DEPRECIATING ASSET DEBT: This could mean a lot of things. But before we go into it and what it implies for your debt solutions, keep in mind there are two types of elements in finance: Assets and liabilities. Assets make you money. Liabilities cost you money. Any kind of debt that supports a liability, is by definition, a poor debt solution.

What are some common liabilities? Well a lot of people place cars under this category. Atlhough it’s true that if you buy an expensive car that quickly depreciates (Toyota Prius *ahem*) it is a liability, most people need cars to get to work. So it increases their earning potential, often being an asset.

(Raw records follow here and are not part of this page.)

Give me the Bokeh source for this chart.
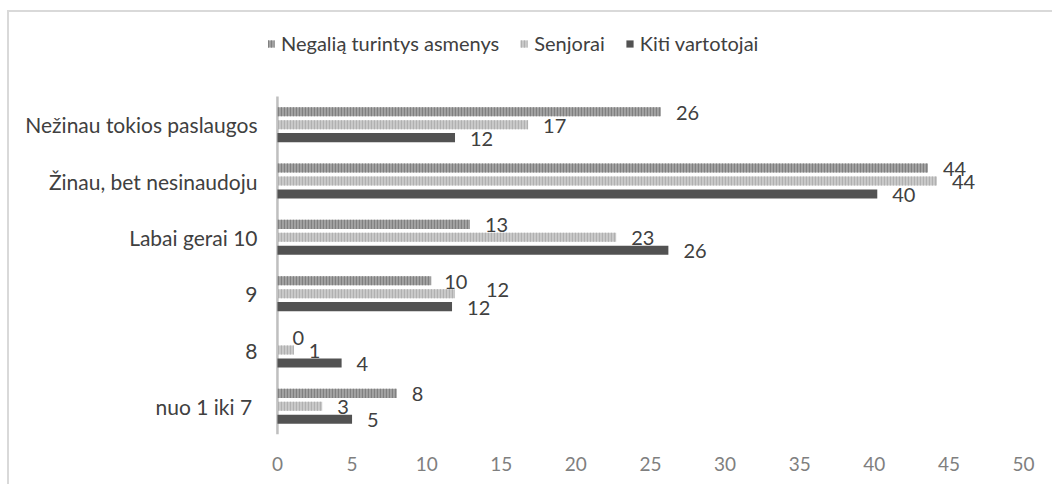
from bokeh.plotting import figure
from bokeh.models import ColumnDataSource, Range1d, FixedTicker, Legend, LegendItem
from bokeh.core.properties import value
from bokeh.embed import file_html
from bokeh.resources import INLINE

categories = ["nuo 1 iki  7", "8", "9", "Labai gerai 10", "Žinau, bet nesinaudoju", "Nežinau tokios paslaugos"]
series_names = ["Negalią turintys asmenys", "Senjorai", "Kiti vartotojai"]
negalia = [8.0, 0.0, 10.3, 12.9, 43.6, 25.7]
senjorai = [3.0, 1.1, 11.9, 22.7, 44.2, 16.8]
kiti = [5.0, 4.3, 11.7, 26.2, 40.2, 11.9]
x_ticks = [0, 5, 10, 15, 20, 25, 30, 35, 40, 45, 50]

FONT = "Lato"
TXT = "#404040"
FS_CAT = "21px"
FS_NUM = "19px"

FRAME_H = 422
CAT_PX = 338 / len(categories)
n = len(categories)
y_top = -0.5 + FRAME_H / CAT_PX

p = figure(width=1043, height=472, y_range=Range1d(-0.5, y_top),
           x_range=Range1d(-0.6, 50), output_backend="svg", toolbar_location=None,
           min_border_left=259, min_border_right=29, min_border_top=0, min_border_bottom=50)
p.frame_width = 755
p.frame_height = FRAME_H
p.outline_line_color = None
p.xgrid.visible = False
p.ygrid.visible = False
p.styles = {"margin-left": "7px", "margin-top": "10px",
            "border-left": "2px solid #d9d9d9", "border-top": "2px solid #d9d9d9"}

# vertical axis line at x = 0, spanning only the category band
p.segment(x0=[0], y0=[-0.5], x1=[0], y1=[n - 0.5], line_color="#bfbfbf", line_width=2.5)

series = [negalia, senjorai, kiti]
offsets = [0.23, 0.0, -0.23]
fills = ["#a3a3a3", "#cacaca", "#525252"]
hatches = ["#808080", "#b0b0b0", None]
# manual label nudges (Excel moved one overlapping label)
label_dx = [[0, 0, -2, 0, 0, 0], [0, 0, 16, 0, 0, 0], [0, 0, 0, 0, 0, 0]]
label_dy = [[0, 0, 0, 0, 0, 0], [0, 0, -5, 0, 0, 0], [0, 0, 0, 0, 0, 0]]

items = []
for i, vals in enumerate(series):
    src = ColumnDataSource(dict(y=[k + offsets[i] for k in range(n)], val=vals,
                                lab=[str(int(round(v))) for v in vals],
                                dx=[15 + d for d in label_dx[i]],
                                dy=[1 + d for d in label_dy[i]]))
    kw = dict(fill_color=fills[i], line_color=None)
    if hatches[i]:
        kw.update(hatch_pattern="vertical_line", hatch_color=hatches[i], hatch_scale=3, hatch_weight=1.2)
    r = p.hbar(y="y", right="val", left=0, height=0.16, source=src, **kw)
    p.text(x="val", y="y", text="lab", source=src,
           x_offset="dx", y_offset="dy", text_align="left", text_baseline="middle",
           text_font=value(FONT), text_font_size="20px", text_color=TXT)
    items.append(LegendItem(label=series_names[i], renderers=[r]))

legend = Legend(items=items, orientation="horizontal", location=(-2, 379),
                glyph_width=9, glyph_height=9, label_standoff=6, spacing=20,
                padding=0, margin=0, border_line_color=None, background_fill_alpha=0,
                label_text_font=FONT, label_text_font_size="20px", label_text_color=TXT,
                label_height=20)
p.add_layout(legend, "center")

p.yaxis.ticker = FixedTicker(ticks=list(range(n)))
p.yaxis.major_label_overrides = {k: c for k, c in enumerate(categories)}
p.yaxis.axis_line_color = None
p.yaxis.major_tick_line_color = None
p.yaxis.minor_tick_line_color = None
p.yaxis.major_label_standoff = 5
p.yaxis.major_label_text_font = FONT
p.yaxis.major_label_text_font_size = FS_CAT
p.yaxis.major_label_text_color = TXT

p.xaxis.ticker = FixedTicker(ticks=x_ticks)
p.xaxis.axis_line_color = None
p.xaxis.major_tick_line_color = None
p.xaxis.minor_tick_line_color = None
p.xaxis.major_label_standoff = 16
p.xaxis.major_label_text_font = FONT
p.xaxis.major_label_text_font_size = FS_NUM
p.xaxis.major_label_text_color = "#7f7f7f"

open("out.html", "w").write(file_html(p, INLINE))
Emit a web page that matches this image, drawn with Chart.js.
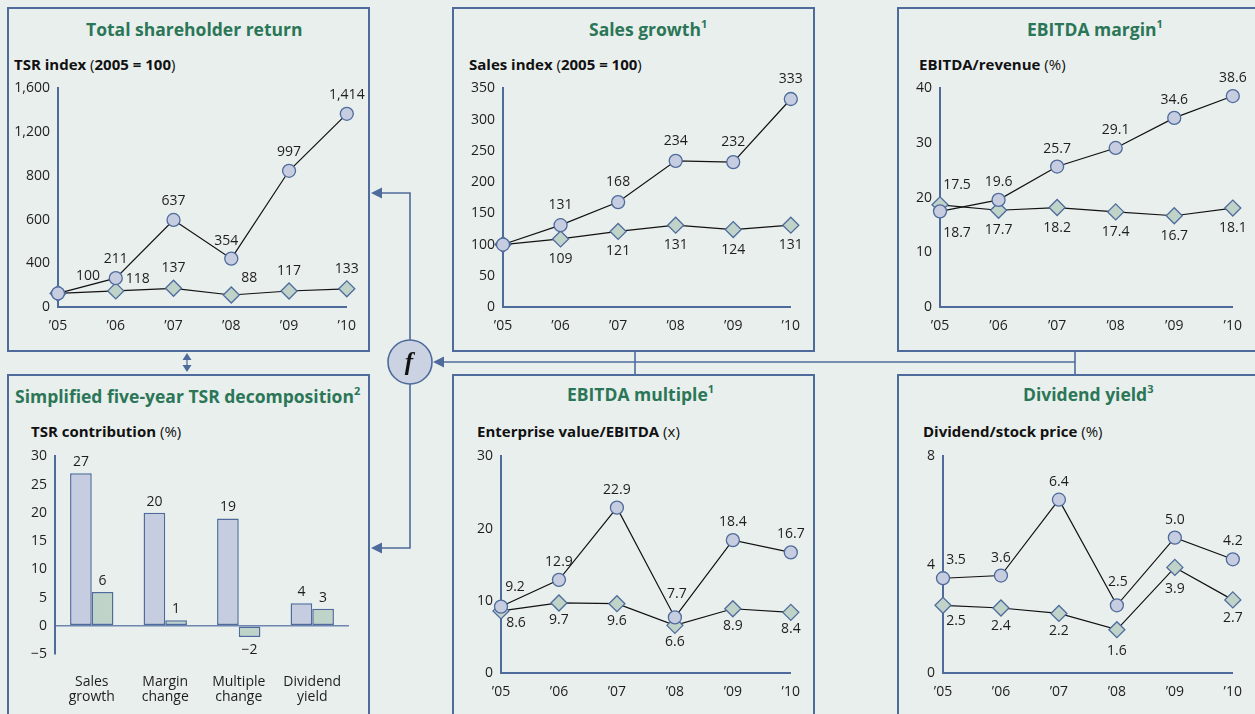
<!DOCTYPE html>
<html>
<head>
<meta charset="utf-8">
<script src="https://cdn.jsdelivr.net/npm/chart.js@4.4.1/dist/chart.umd.min.js"></script>
<style>
  html, body { margin: 0; padding: 0; }
  body { width: 1255px; height: 714px; overflow: hidden; position: relative; background: #e9efed; font-family: "Open Sans", "Noto Sans", sans-serif; }
  .panel { position: absolute; border: 2px solid #4f6b9c; box-sizing: border-box; }
  .title { position: absolute; transform: translateY(-50%); color: #2b7657; font-weight: 700; font-size: 17.5px; line-height: 1; white-space: nowrap; }
  .title sup { font-size: 11px; position: relative; top: -3px; vertical-align: top; }
  .sub { position: absolute; transform: translateY(-50%); color: #111; font-weight: 700; font-size: 15px; line-height: 1; white-space: nowrap; }
  .sub span { font-weight: 400; }
  canvas { position: absolute; }
  svg { position: absolute; left: 0; top: 0; pointer-events: none; }
</style>
</head>
<body>
<div class="panel" style="left:7px;top:7px;width:363px;height:345px"></div>
<div class="panel" style="left:7px;top:374px;width:363px;height:360px"></div>
<div class="panel" style="left:452px;top:7px;width:363px;height:345px"></div>
<div class="panel" style="left:897px;top:7px;width:400px;height:345px"></div>
<div class="panel" style="left:452px;top:374px;width:363px;height:360px"></div>
<div class="panel" style="left:897px;top:374px;width:400px;height:360px"></div>

<div class="title" style="left:86px;top:30px">Total shareholder return</div>
<div class="sub" style="left:14px;top:64px">TSR index <span>(</span>2005 = 100<span>)</span></div>
<div class="title" style="left:589px;top:30px">Sales growth<sup>1</sup></div>
<div class="sub" style="left:469px;top:64px">Sales index <span>(</span>2005 = 100<span>)</span></div>
<div class="title" style="left:1027px;top:30px">EBITDA margin<sup>1</sup></div>
<div class="sub" style="left:919px;top:64px">EBITDA/revenue <span>(%)</span></div>
<div class="title" style="left:15px;top:397px">Simplified five-year TSR decomposition<sup>2</sup></div>
<div class="sub" style="left:31px;top:431px">TSR contribution <span>(%)</span></div>
<div class="title" style="left:567px;top:395px">EBITDA multiple<sup>1</sup></div>
<div class="sub" style="left:477px;top:431px">Enterprise value/EBITDA <span>(x)</span></div>
<div class="title" style="left:1023px;top:395px">Dividend yield<sup>3</sup></div>
<div class="sub" style="left:923px;top:431px">Dividend/stock price <span>(%)</span></div>

<canvas id="tsr"></canvas>
<canvas id="decomp"></canvas>
<canvas id="sales"></canvas>
<canvas id="margin"></canvas>
<canvas id="multiple"></canvas>
<canvas id="yield"></canvas>

<svg width="1255" height="714" viewBox="0 0 1255 714">
  <g stroke="#4f6b9c" stroke-width="1.6" fill="none">
    <polyline points="410,340 410,193 380,193"/>
    <polyline points="410,384 410,548 380,548"/>
    <line x1="1075" y1="362" x2="442" y2="362"/>
    <line x1="635" y1="351" x2="635" y2="374"/>
    <line x1="1075" y1="351" x2="1075" y2="374"/>
    <line x1="187" y1="356" x2="187" y2="369" stroke="#6f86b0"/>
  </g>
  <g fill="#4f6b9c">
    <polygon points="371,193 382,187.5 382,198.5"/>
    <polygon points="371,548 382,542.5 382,553.5"/>
    <polygon points="433,362 444,356.5 444,367.5"/>
    <polygon points="187,353 182.5,360 191.5,360"/>
    <polygon points="187,372 182.5,365 191.5,365"/>
  </g>
  <circle cx="410" cy="362" r="22" fill="#cbd2e2" stroke="#4f6b9c" stroke-width="1.6"/>
  <text x="409" y="370" text-anchor="middle" font-family="Liberation Serif, DejaVu Serif, serif" font-style="italic" font-weight="700" font-size="25" fill="#111">f</text>
</svg>

<script>
// Years on every time axis
const years = ["\u201905", "\u201906", "\u201907", "\u201908", "\u201909", "\u201910"];

// Total shareholder return, index 2005 = 100
const tsrCompany = [100, 211, 637, 354, 997, 1414];
const tsrPeers = [100, 118, 137, 88, 117, 133];
const tsrTickLabels = ["0", "400", "600", "800", "1,200", "1,600"];

// Sales index, 2005 = 100
const salesCompany = [100, 131, 168, 234, 232, 333];
const salesPeers = [100, 109, 121, 131, 124, 131];

// EBITDA / revenue (%)
const marginCompany = [17.5, 19.6, 25.7, 29.1, 34.6, 38.6];
const marginPeers = [18.7, 17.7, 18.2, 17.4, 16.7, 18.1];

// Enterprise value / EBITDA (x)
const multipleCompany = [9.2, 12.9, 22.9, 7.7, 18.4, 16.7];
const multiplePeers = [8.6, 9.7, 9.6, 6.6, 8.9, 8.4];

// Dividend / stock price (%)
const yieldCompany = [3.5, 3.6, 6.4, 2.5, 5.0, 4.2];
const yieldPeers = [2.5, 2.4, 2.2, 1.6, 3.9, 2.7];

// Five-year TSR contribution (%)
const drivers = [["Sales", "growth"], ["Margin", "change"], ["Multiple", "change"], ["Dividend", "yield"]];
const contribCompany = [27, 20, 19, 4];
const contribPeers = [6, 1, -2, 3];

const EDGE = "#4f6b9c";
const CIRCLE_FILL = "#c6cde0";
const DIAMOND_FILL = "#bfd3c8";
const TEXT = "#1e1e1e";
const FONT = '"Open Sans", "Noto Sans", sans-serif';

Chart.defaults.font.family = FONT;
Chart.defaults.color = TEXT;
Chart.defaults.animation = false;

function fmt(v, decimals) {
  const s = Math.abs(v).toLocaleString("en-US", { minimumFractionDigits: decimals, maximumFractionDigits: decimals });
  return (v < 0 ? "\u2212" : "") + s;
}

// Draws each value next to its mark
const valueLabels = {
  id: "valueLabels",
  afterDatasetsDraw(chart) {
    const ctx = chart.ctx;
    ctx.save();
    ctx.font = "14px " + FONT;
    ctx.fillStyle = TEXT;
    ctx.textAlign = "center";
    ctx.textBaseline = "middle";
    chart.data.datasets.forEach((ds, di) => {
      const lab = ds.valueLabel;
      if (!lab) return;
      chart.getDatasetMeta(di).data.forEach((el, i) => {
        if (lab.skip && lab.skip.includes(i)) return;
        const v = ds.data[i];
        let dx = 0, dy;
        if (lab.shift && lab.shift[i]) { [dx, dy] = lab.shift[i]; }
        else if (lab.bar) { dy = v >= 0 ? -11 : 13; }
        else { dy = lab.dy; }
        ctx.fillText(fmt(v, lab.decimals || 0), el.x + dx, el.y + dy);
      });
    });
    ctx.restore();
  }
};

// Places a canvas over [box] and sizes its axes so the plot fills [plot]
function frame(id, box, plot) {
  const c = document.getElementById(id);
  c.style.left = box.l + "px";
  c.style.top = box.t + "px";
  c.style.width = (box.r - box.l) + "px";
  c.style.height = (box.b - box.t) + "px";
  c.width = box.r - box.l;
  c.height = box.b - box.t;
  return {
    canvas: c,
    padding: { top: plot.t - box.t, right: box.r - plot.r, left: 0, bottom: 0 },
    yWidth: plot.l - box.l,
    xHeight: box.b - plot.b
  };
}

function lineChart(id, box, plot, series, yOpts, labelOpts) {
  const f = frame(id, box, plot);
  const [company, peers] = series;
  return new Chart(f.canvas, {
    type: "line",
    data: {
      labels: years,
      datasets: [
        {
          data: company, borderColor: "#111", borderWidth: 1.2, tension: 0, clip: false,
          pointStyle: "circle", pointRadius: 6.5, pointBackgroundColor: CIRCLE_FILL,
          pointBorderColor: EDGE, pointBorderWidth: 1.3,
          valueLabel: labelOpts[0]
        },
        {
          data: peers, borderColor: "#111", borderWidth: 1.2, tension: 0, clip: false,
          pointStyle: "rectRot", pointRadius: 8, pointBackgroundColor: DIAMOND_FILL,
          pointBorderColor: EDGE, pointBorderWidth: 1.3,
          valueLabel: labelOpts[1]
        }
      ]
    },
    options: {
      responsive: false,
      layout: { padding: f.padding },
      plugins: { legend: { display: false }, tooltip: { enabled: false } },
      scales: {
        x: {
          offset: false,
          grid: { display: false, drawTicks: false },
          border: { display: true, color: EDGE, width: 2 },
          ticks: { padding: 11, font: { size: 14 }, color: TEXT, maxRotation: 0, autoSkip: false },
          afterFit(s) { s.height = f.xHeight; }
        },
        y: Object.assign({
          grid: { display: false, drawTicks: false },
          border: { display: true, color: EDGE, width: 2 },
          afterFit(s) { s.width = f.yWidth; }
        }, yOpts)
      }
    },
    plugins: [valueLabels]
  });
}

function yTicks(min, max, step, cb) {
  const t = { padding: 8, font: { size: 14 }, color: TEXT, stepSize: step, autoSkip: false };
  if (cb) t.callback = cb;
  return { min, max, ticks: t };
}

// Total shareholder return
lineChart("tsr", { l: 9, t: 72, r: 367, b: 345 }, { l: 58, t: 86, r: 349, b: 307 },
  [tsrCompany, tsrPeers],
  yTicks(0, 1600, 320, (v, i) => tsrTickLabels[i]),
  [
    { dy: -19, shift: { 0: [30, -17], 3: [-5, -18] } },
    { dy: -20, skip: [0], shift: { 1: [22, -12], 3: [18, -17] } }
  ]);

// Sales growth
lineChart("sales", { l: 454, t: 72, r: 811, b: 345 }, { l: 503, t: 84, r: 796, b: 307 },
  [salesCompany, salesPeers],
  yTicks(0, 350, 50),
  [
    { dy: -20, skip: [0] },
    { dy: 20, skip: [0] }
  ]);

// EBITDA margin
lineChart("margin", { l: 899, t: 72, r: 1253, b: 345 }, { l: 940, t: 82, r: 1233, b: 307 },
  [marginCompany, marginPeers],
  yTicks(0, 40, 10),
  [
    { dy: -18, decimals: 1, shift: { 0: [17, -26] } },
    { dy: 20, decimals: 1, shift: { 0: [17, 28] } }
  ]);

// EBITDA multiple
lineChart("multiple", { l: 454, t: 440, r: 811, b: 712 }, { l: 501, t: 450, r: 793, b: 673 },
  [multipleCompany, multiplePeers],
  yTicks(0, 30, 10),
  [
    { dy: -18, decimals: 1, shift: { 0: [14, -20], 3: [2, -23] } },
    { dy: 17, decimals: 1, shift: { 0: [15, 12] } }
  ]);

// Dividend yield
lineChart("yield", { l: 899, t: 440, r: 1253, b: 712 }, { l: 943, t: 454, r: 1235, b: 673 },
  [yieldCompany, yieldPeers],
  yTicks(0, 8, 4),
  [
    { dy: -18, decimals: 1, shift: { 0: [13, -18], 3: [1, -23] } },
    { dy: 18, decimals: 1, shift: { 0: [13, 16], 3: [0, 21], 4: [0, 22] } }
  ]);

// Simplified five-year TSR decomposition
(function () {
  const f = frame("decomp", { l: 9, t: 440, r: 367, b: 712 }, { l: 55, t: 453, r: 349, b: 654 });
  new Chart(f.canvas, {
    type: "bar",
    data: {
      labels: drivers,
      datasets: [
        { data: contribCompany, backgroundColor: CIRCLE_FILL, borderColor: EDGE, borderWidth: 1.5, borderSkipped: false, valueLabel: { bar: true } },
        { data: contribPeers, backgroundColor: DIAMOND_FILL, borderColor: EDGE, borderWidth: 1.5, borderSkipped: false, valueLabel: { bar: true } }
      ]
    },
    options: {
      responsive: false,
      layout: { padding: f.padding },
      plugins: { legend: { display: false }, tooltip: { enabled: false } },
      datasets: { bar: { categoryPercentage: 0.59, barPercentage: 1.0 } },
      scales: {
        x: {
          grid: { display: false, drawTicks: false },
          border: { display: false },
          ticks: { padding: 20, font: { size: 14, lineHeight: 1.1 }, color: TEXT, maxRotation: 0, autoSkip: false },
          afterFit(s) { s.height = f.xHeight; }
        },
        y: {
          min: -5, max: 30,
          grid: {
            drawTicks: false, lineWidth: 1.5,
            color: c => (c.tick && c.tick.value === 0) ? "#6f86b0" : "rgba(0,0,0,0)"
          },
          border: { display: true, color: EDGE, width: 2 },
          ticks: { padding: 8, font: { size: 14 }, color: TEXT, stepSize: 5, callback: v => fmt(v, 0) },
          afterFit(s) { s.width = f.yWidth; }
        }
      }
    },
    plugins: [valueLabels]
  });
})();
</script>
</body>
</html>
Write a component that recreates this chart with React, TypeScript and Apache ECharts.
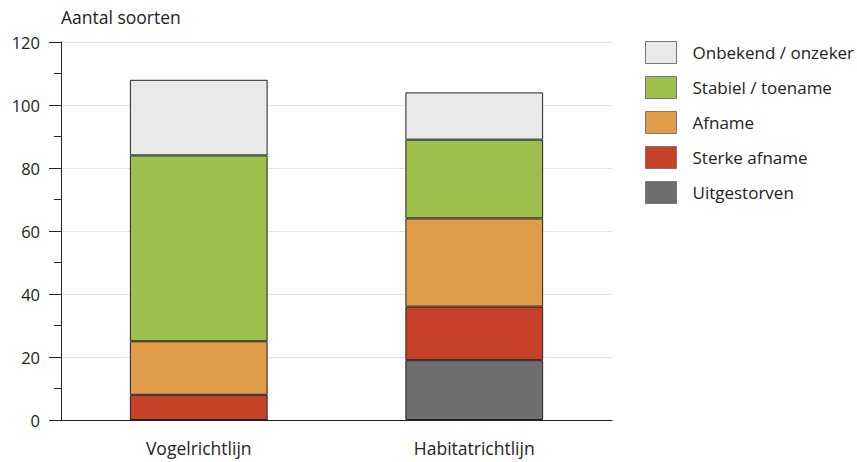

The most common depreciating asset debt in America right now is sadly, the home. Since most homes are underwater and depreciated in value, continuing to pay your mortgage can devastate your pocket book.

PAYDAY LOANS: These loans are probably the next thing on the Congressional agenda to outlaw. Payday lenders not only make margins of about 400% (by comparison, major retailers like Best Buy only make mark-ups of about 35%)…they do it the poorest and most down-trodden sections of American society. Studies indicate that Hispanic and African American women are the main targets of payday lenders today.

These are a bad deal by anybody’s count. And it is certain to plunge you into debt for a long time.

GAMING: If this item surprises you, you’re in luck. You are not part of the millions of Americans who live in areas where gaming is legal. The kinds of debts accrued with gambling can destroy lives, and dissolve families.

The main problem with gambling is something economists call “the collapsing costs paradigm.” That’s the psychological fallacy that once you’ve lost something on an investment, you need to keep trying harder and harder to at least break even. Of course, in gambling, the odds are completely stacked against you. So don’t even try it.